We’re quite far back in the convoy and Austin isn’t sure if his radio communications are getting through to the riders.

‘We could be out of radio range we’re so far back. They need to let us past.’ He gestures agitatedly at the commissaire’s car.

‘Eventually, after some tough negotiation, the commissaires allow us to drive past the group of riders towards the back of the race.

Austin is on the radio: ‘Stay together. Find security in each other,’ he tells his riders.

The attacks for the Queen of the Mountain points are causing erratic behaviour in the bunch and the finish line is in view.

But today, like yesterday, isn’t their day. The stage comes down to a bunch sprint, with Sarah Roy of Mitchelton-Scott taking the win.

The best placed of the Canyon-Sram team, Alice Barnes, can only manage 15th place.

‘It was quite messy and there was a bit of poor communication between us I guess,’ says Barnes back at the camper.

‘We need to get better at it. It’s something that’s happening a bit too much.

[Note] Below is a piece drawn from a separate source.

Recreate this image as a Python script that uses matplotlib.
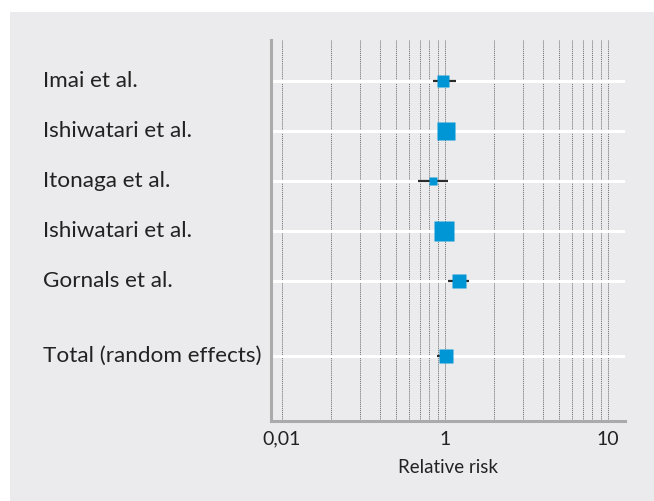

Hopefully we can speak about it and improve it and get the results I think we deserve.’

It feels as though Canyon-Sram is a team that really does deserve to get the results.

It’s one that Niewiadoma commends as being multinational and not ‘judgey’; one that Ferrand-Prevot credits for helping bring her back from the edge of quitting her cycling career.

It’s a team where sponsors strive to do things differently, which in the minds of the management and riders is key to the future growth and success of women’s cycling.